BEGIN DATA SUPPLIED

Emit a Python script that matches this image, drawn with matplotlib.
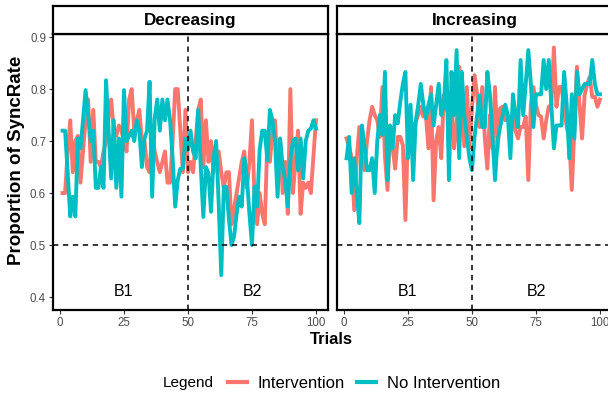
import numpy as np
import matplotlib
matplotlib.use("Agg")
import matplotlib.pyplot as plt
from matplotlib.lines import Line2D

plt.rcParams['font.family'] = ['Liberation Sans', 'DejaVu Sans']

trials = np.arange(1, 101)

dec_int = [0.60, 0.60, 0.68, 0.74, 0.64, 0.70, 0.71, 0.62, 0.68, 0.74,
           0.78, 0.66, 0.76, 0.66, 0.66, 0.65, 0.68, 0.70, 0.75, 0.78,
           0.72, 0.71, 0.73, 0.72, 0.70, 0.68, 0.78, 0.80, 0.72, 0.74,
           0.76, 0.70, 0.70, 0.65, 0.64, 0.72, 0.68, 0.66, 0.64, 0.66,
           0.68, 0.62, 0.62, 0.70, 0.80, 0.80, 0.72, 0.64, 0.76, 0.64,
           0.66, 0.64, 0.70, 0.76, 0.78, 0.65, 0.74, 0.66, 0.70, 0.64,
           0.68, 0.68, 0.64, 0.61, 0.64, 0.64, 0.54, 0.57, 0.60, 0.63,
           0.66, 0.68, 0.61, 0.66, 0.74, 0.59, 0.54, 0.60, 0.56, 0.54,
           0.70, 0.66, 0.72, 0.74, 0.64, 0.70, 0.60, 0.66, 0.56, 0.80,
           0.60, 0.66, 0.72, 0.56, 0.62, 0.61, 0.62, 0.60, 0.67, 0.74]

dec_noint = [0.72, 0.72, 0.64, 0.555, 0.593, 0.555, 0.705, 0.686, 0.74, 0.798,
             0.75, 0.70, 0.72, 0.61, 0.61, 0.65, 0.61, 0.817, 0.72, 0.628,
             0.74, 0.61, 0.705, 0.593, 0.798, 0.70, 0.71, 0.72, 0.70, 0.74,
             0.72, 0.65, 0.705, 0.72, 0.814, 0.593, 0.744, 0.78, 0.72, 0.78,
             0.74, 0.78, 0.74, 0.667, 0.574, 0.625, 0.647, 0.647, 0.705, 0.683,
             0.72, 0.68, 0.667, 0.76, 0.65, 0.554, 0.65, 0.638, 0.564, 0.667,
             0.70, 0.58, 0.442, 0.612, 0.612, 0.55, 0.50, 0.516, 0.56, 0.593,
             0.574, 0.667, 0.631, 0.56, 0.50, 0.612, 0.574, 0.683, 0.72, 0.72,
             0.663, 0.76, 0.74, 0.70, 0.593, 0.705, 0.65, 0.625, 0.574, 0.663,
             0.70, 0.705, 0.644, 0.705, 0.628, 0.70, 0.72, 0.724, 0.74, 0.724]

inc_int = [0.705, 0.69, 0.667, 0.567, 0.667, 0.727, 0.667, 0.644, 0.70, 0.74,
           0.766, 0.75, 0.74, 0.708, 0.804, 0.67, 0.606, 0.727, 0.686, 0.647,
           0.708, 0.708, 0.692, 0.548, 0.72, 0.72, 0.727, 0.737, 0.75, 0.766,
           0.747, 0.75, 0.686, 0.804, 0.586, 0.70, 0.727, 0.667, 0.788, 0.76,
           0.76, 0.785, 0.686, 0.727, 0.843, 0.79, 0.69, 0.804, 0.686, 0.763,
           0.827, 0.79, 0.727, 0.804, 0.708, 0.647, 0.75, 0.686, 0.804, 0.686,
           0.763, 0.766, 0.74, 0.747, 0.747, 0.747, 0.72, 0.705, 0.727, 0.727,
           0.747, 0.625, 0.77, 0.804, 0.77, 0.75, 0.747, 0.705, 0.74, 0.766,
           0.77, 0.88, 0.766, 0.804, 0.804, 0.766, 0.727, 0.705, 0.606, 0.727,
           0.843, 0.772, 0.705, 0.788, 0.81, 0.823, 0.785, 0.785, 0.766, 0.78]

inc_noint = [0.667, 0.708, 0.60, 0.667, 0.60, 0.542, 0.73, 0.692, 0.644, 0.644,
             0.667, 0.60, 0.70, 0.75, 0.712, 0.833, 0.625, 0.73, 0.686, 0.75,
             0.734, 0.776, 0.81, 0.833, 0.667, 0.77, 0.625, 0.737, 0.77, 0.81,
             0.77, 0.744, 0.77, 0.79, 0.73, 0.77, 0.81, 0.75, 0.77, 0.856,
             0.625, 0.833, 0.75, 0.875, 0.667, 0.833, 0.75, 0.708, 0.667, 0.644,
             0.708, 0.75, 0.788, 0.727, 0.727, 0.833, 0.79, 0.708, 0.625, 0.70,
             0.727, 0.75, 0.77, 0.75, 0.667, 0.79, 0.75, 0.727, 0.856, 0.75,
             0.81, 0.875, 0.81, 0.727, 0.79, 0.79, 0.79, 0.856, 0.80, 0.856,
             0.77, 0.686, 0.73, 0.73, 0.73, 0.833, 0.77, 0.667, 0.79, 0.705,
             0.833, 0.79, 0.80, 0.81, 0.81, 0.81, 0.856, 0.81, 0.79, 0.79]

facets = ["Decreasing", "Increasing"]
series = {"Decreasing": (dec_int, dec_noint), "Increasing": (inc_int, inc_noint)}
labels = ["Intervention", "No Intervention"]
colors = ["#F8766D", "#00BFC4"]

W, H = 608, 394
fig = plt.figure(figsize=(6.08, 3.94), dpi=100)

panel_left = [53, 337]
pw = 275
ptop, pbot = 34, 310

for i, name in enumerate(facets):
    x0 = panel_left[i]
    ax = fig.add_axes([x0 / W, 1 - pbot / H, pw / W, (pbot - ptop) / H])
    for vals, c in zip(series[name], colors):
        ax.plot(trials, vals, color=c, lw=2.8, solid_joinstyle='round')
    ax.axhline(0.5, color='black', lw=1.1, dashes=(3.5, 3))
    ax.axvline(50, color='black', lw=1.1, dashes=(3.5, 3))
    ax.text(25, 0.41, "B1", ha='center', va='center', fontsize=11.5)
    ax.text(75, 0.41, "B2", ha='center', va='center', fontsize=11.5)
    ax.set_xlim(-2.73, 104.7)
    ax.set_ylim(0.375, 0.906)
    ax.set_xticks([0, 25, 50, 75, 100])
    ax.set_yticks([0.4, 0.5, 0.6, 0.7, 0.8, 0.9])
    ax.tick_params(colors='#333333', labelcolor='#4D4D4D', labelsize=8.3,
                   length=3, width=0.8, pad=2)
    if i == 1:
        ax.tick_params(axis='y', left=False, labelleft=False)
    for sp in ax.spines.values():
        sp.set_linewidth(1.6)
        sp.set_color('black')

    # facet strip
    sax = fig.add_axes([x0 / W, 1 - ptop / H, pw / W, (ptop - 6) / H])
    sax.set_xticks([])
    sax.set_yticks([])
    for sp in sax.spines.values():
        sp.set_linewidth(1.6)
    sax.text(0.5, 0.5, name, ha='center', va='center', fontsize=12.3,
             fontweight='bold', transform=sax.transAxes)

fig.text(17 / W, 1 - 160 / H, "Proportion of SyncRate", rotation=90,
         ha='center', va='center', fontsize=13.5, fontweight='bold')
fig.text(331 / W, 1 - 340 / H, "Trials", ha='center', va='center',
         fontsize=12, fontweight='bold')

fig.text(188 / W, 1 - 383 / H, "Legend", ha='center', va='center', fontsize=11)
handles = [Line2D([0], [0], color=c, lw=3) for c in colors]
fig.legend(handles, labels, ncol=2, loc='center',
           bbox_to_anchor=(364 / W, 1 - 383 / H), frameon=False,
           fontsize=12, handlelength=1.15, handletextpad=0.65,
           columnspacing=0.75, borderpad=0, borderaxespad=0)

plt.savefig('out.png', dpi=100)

END DATA SUPPLIED
BEGIN DATA SUPPLIED

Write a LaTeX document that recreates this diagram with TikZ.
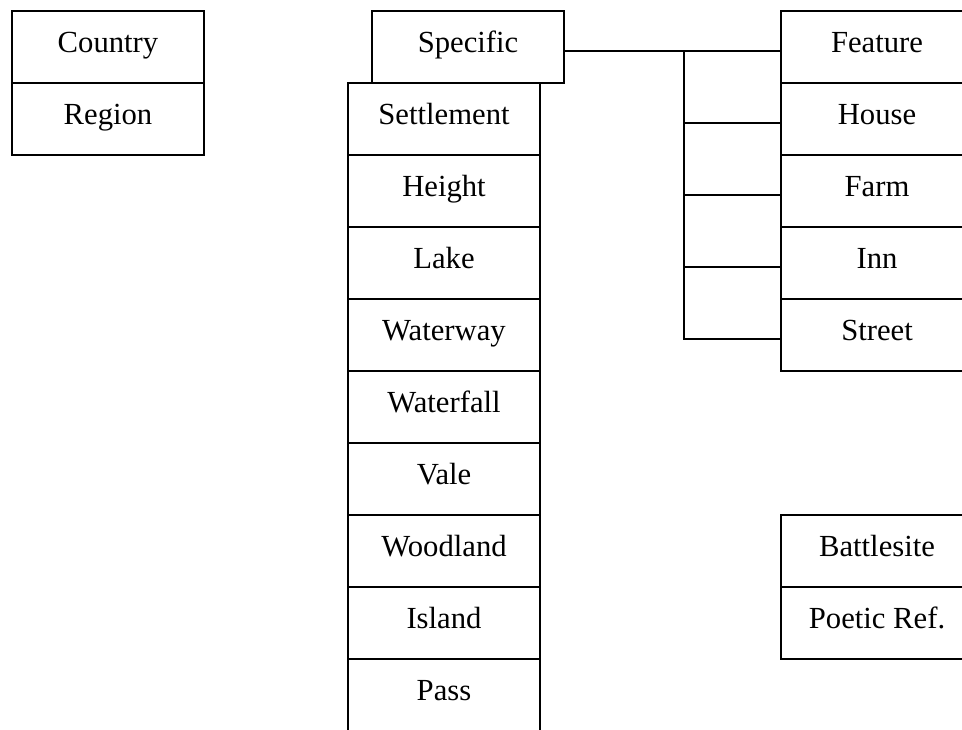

END DATA SUPPLIED

* WHAT YOU HAVE TO DO:
Begin with the line where "Emit a Python" appears and end with the line where "trials = np.arange(1, 101)" appears. Copy only that stretch, exactly, with no pictures.

* FINISHED EXERCISE:
Emit a Python script that matches this image, drawn with matplotlib.
import numpy as np
import matplotlib
matplotlib.use("Agg")
import matplotlib.pyplot as plt
from matplotlib.lines import Line2D

plt.rcParams['font.family'] = ['Liberation Sans', 'DejaVu Sans']

trials = np.arange(1, 101)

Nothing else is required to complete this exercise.